» Task:
Write the listing below out again exactly, dropping the images.

>>>

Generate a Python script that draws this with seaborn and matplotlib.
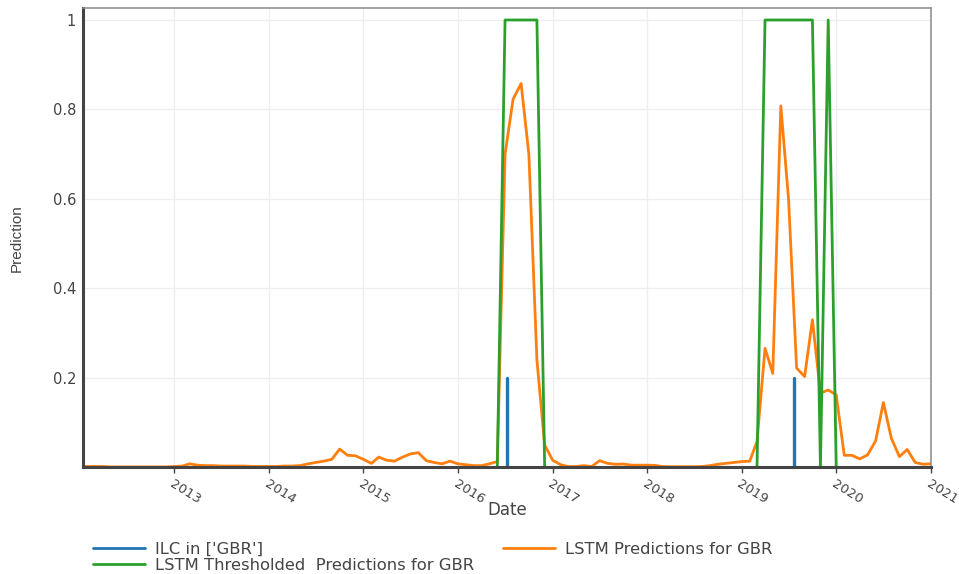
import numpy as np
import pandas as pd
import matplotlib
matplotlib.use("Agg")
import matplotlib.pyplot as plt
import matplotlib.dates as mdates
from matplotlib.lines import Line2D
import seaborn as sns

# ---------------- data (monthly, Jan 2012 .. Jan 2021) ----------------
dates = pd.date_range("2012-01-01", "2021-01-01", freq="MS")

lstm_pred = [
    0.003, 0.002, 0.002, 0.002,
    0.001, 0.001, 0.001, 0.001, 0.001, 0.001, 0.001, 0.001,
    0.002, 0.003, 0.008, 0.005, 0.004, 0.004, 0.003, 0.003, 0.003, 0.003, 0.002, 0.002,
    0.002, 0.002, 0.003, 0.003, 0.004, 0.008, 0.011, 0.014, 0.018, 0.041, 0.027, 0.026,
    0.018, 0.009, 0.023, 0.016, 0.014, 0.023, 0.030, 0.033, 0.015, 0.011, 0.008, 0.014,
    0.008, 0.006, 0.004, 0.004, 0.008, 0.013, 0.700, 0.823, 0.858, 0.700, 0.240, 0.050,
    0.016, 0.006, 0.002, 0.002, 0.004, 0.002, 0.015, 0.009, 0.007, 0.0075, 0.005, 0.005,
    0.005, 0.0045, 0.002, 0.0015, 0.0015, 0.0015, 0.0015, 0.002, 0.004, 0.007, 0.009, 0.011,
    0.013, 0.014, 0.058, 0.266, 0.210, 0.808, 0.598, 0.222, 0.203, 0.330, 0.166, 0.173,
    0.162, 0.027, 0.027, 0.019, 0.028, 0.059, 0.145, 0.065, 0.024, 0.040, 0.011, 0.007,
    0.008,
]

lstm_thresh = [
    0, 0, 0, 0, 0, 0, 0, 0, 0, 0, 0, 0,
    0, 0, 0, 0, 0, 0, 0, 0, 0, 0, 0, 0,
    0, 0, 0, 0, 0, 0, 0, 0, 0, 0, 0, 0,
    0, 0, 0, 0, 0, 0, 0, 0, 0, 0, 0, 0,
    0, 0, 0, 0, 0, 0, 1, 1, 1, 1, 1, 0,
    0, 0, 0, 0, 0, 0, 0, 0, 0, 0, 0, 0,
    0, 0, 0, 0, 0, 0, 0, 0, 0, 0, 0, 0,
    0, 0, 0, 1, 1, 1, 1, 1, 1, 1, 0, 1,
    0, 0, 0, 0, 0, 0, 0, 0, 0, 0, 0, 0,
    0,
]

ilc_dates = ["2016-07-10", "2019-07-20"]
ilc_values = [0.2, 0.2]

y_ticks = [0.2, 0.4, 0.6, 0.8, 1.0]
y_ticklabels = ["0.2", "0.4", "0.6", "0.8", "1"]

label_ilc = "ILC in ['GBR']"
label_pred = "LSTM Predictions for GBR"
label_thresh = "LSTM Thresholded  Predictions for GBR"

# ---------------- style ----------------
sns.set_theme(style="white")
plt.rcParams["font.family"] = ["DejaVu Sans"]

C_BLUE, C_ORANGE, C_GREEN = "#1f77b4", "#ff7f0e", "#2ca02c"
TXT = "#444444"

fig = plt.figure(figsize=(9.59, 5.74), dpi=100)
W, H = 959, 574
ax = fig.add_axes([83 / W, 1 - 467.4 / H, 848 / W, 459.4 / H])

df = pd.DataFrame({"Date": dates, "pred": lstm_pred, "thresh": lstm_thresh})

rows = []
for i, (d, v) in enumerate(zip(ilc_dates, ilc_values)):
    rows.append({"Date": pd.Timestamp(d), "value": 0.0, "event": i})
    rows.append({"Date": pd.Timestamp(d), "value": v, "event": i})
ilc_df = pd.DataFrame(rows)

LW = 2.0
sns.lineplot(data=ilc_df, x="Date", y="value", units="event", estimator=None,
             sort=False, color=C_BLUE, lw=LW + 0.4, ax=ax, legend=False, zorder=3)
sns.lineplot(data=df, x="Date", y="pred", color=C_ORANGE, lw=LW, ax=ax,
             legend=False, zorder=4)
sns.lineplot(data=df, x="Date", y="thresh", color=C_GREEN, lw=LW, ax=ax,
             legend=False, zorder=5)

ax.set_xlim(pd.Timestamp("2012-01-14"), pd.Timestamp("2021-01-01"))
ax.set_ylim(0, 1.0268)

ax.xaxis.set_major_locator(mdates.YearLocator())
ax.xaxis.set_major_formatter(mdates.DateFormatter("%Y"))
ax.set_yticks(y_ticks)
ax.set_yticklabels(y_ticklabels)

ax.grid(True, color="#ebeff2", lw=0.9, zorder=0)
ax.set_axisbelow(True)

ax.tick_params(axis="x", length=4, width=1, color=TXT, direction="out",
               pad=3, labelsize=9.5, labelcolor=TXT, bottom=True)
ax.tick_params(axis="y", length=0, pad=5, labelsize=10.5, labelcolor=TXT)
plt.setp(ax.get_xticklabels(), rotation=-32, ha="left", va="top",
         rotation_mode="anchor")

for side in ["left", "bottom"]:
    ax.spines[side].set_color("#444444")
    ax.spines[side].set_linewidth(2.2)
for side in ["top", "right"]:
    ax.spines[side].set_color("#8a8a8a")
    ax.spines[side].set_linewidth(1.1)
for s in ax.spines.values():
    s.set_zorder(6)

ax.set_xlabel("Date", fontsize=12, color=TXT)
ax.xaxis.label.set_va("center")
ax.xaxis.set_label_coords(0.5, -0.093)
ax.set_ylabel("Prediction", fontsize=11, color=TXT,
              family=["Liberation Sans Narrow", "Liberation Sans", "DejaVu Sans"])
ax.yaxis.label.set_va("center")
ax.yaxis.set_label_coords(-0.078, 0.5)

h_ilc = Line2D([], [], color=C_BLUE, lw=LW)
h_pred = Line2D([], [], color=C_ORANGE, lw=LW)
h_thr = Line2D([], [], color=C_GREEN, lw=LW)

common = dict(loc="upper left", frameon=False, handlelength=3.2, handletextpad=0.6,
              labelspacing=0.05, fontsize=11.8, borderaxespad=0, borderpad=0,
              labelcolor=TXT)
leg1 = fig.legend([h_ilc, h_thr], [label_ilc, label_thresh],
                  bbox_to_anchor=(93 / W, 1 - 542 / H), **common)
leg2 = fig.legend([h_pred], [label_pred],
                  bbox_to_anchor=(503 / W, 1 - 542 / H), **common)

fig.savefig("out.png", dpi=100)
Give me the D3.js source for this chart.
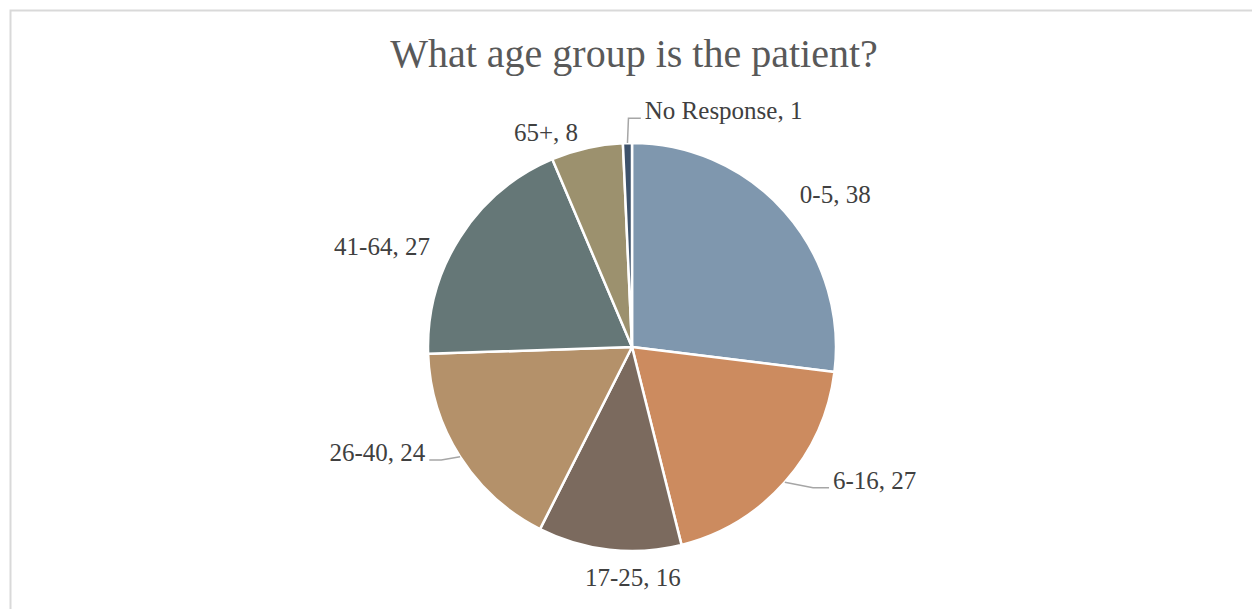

<<<

» Result of the task:
Generate a Python script that draws this with seaborn and matplotlib.
import numpy as np
import pandas as pd
import matplotlib
matplotlib.use("Agg")
import matplotlib.pyplot as plt
import matplotlib.dates as mdates
from matplotlib.lines import Line2D
import seaborn as sns

# ---------------- data (monthly, Jan 2012 .. Jan 2021) ----------------
dates = pd.date_range("2012-01-01", "2021-01-01", freq="MS")

lstm_pred = [
    0.003, 0.002, 0.002, 0.002,
    0.001, 0.001, 0.001, 0.001, 0.001, 0.001, 0.001, 0.001,
    0.002, 0.003, 0.008, 0.005, 0.004, 0.004, 0.003, 0.003, 0.003, 0.003, 0.002, 0.002,
    0.002, 0.002, 0.003, 0.003, 0.004, 0.008, 0.011, 0.014, 0.018, 0.041, 0.027, 0.026,
    0.018, 0.009, 0.023, 0.016, 0.014, 0.023, 0.030, 0.033, 0.015, 0.011, 0.008, 0.014,
    0.008, 0.006, 0.004, 0.004, 0.008, 0.013, 0.700, 0.823, 0.858, 0.700, 0.240, 0.050,
    0.016, 0.006, 0.002, 0.002, 0.004, 0.002, 0.015, 0.009, 0.007, 0.0075, 0.005, 0.005,
    0.005, 0.0045, 0.002, 0.0015, 0.0015, 0.0015, 0.0015, 0.002, 0.004, 0.007, 0.009, 0.011,
    0.013, 0.014, 0.058, 0.266, 0.210, 0.808, 0.598, 0.222, 0.203, 0.330, 0.166, 0.173,
    0.162, 0.027, 0.027, 0.019, 0.028, 0.059, 0.145, 0.065, 0.024, 0.040, 0.011, 0.007,
    0.008,
]

lstm_thresh = [
    0, 0, 0, 0, 0, 0, 0, 0, 0, 0, 0, 0,
    0, 0, 0, 0, 0, 0, 0, 0, 0, 0, 0, 0,
    0, 0, 0, 0, 0, 0, 0, 0, 0, 0, 0, 0,
    0, 0, 0, 0, 0, 0, 0, 0, 0, 0, 0, 0,
    0, 0, 0, 0, 0, 0, 1, 1, 1, 1, 1, 0,
    0, 0, 0, 0, 0, 0, 0, 0, 0, 0, 0, 0,
    0, 0, 0, 0, 0, 0, 0, 0, 0, 0, 0, 0,
    0, 0, 0, 1, 1, 1, 1, 1, 1, 1, 0, 1,
    0, 0, 0, 0, 0, 0, 0, 0, 0, 0, 0, 0,
    0,
]

ilc_dates = ["2016-07-10", "2019-07-20"]
ilc_values = [0.2, 0.2]

y_ticks = [0.2, 0.4, 0.6, 0.8, 1.0]
y_ticklabels = ["0.2", "0.4", "0.6", "0.8", "1"]

label_ilc = "ILC in ['GBR']"
label_pred = "LSTM Predictions for GBR"
label_thresh = "LSTM Thresholded  Predictions for GBR"

# ---------------- style ----------------
sns.set_theme(style="white")
plt.rcParams["font.family"] = ["DejaVu Sans"]

C_BLUE, C_ORANGE, C_GREEN = "#1f77b4", "#ff7f0e", "#2ca02c"
TXT = "#444444"

fig = plt.figure(figsize=(9.59, 5.74), dpi=100)
W, H = 959, 574
ax = fig.add_axes([83 / W, 1 - 467.4 / H, 848 / W, 459.4 / H])

df = pd.DataFrame({"Date": dates, "pred": lstm_pred, "thresh": lstm_thresh})

rows = []
for i, (d, v) in enumerate(zip(ilc_dates, ilc_values)):
    rows.append({"Date": pd.Timestamp(d), "value": 0.0, "event": i})
    rows.append({"Date": pd.Timestamp(d), "value": v, "event": i})
ilc_df = pd.DataFrame(rows)

LW = 2.0
sns.lineplot(data=ilc_df, x="Date", y="value", units="event", estimator=None,
             sort=False, color=C_BLUE, lw=LW + 0.4, ax=ax, legend=False, zorder=3)
sns.lineplot(data=df, x="Date", y="pred", color=C_ORANGE, lw=LW, ax=ax,
             legend=False, zorder=4)
sns.lineplot(data=df, x="Date", y="thresh", color=C_GREEN, lw=LW, ax=ax,
             legend=False, zorder=5)

ax.set_xlim(pd.Timestamp("2012-01-14"), pd.Timestamp("2021-01-01"))
ax.set_ylim(0, 1.0268)

ax.xaxis.set_major_locator(mdates.YearLocator())
ax.xaxis.set_major_formatter(mdates.DateFormatter("%Y"))
ax.set_yticks(y_ticks)
ax.set_yticklabels(y_ticklabels)

ax.grid(True, color="#ebeff2", lw=0.9, zorder=0)
ax.set_axisbelow(True)

ax.tick_params(axis="x", length=4, width=1, color=TXT, direction="out",
               pad=3, labelsize=9.5, labelcolor=TXT, bottom=True)
ax.tick_params(axis="y", length=0, pad=5, labelsize=10.5, labelcolor=TXT)
plt.setp(ax.get_xticklabels(), rotation=-32, ha="left", va="top",
         rotation_mode="anchor")

for side in ["left", "bottom"]:
    ax.spines[side].set_color("#444444")
    ax.spines[side].set_linewidth(2.2)
for side in ["top", "right"]:
    ax.spines[side].set_color("#8a8a8a")
    ax.spines[side].set_linewidth(1.1)
for s in ax.spines.values():
    s.set_zorder(6)

ax.set_xlabel("Date", fontsize=12, color=TXT)
ax.xaxis.label.set_va("center")
ax.xaxis.set_label_coords(0.5, -0.093)
ax.set_ylabel("Prediction", fontsize=11, color=TXT,
              family=["Liberation Sans Narrow", "Liberation Sans", "DejaVu Sans"])
ax.yaxis.label.set_va("center")
ax.yaxis.set_label_coords(-0.078, 0.5)

h_ilc = Line2D([], [], color=C_BLUE, lw=LW)
h_pred = Line2D([], [], color=C_ORANGE, lw=LW)
h_thr = Line2D([], [], color=C_GREEN, lw=LW)

common = dict(loc="upper left", frameon=False, handlelength=3.2, handletextpad=0.6,
              labelspacing=0.05, fontsize=11.8, borderaxespad=0, borderpad=0,
              labelcolor=TXT)
leg1 = fig.legend([h_ilc, h_thr], [label_ilc, label_thresh],
                  bbox_to_anchor=(93 / W, 1 - 542 / H), **common)
leg2 = fig.legend([h_pred], [label_pred],
                  bbox_to_anchor=(503 / W, 1 - 542 / H), **common)

fig.savefig("out.png", dpi=100)
Give me the D3.js source for this chart.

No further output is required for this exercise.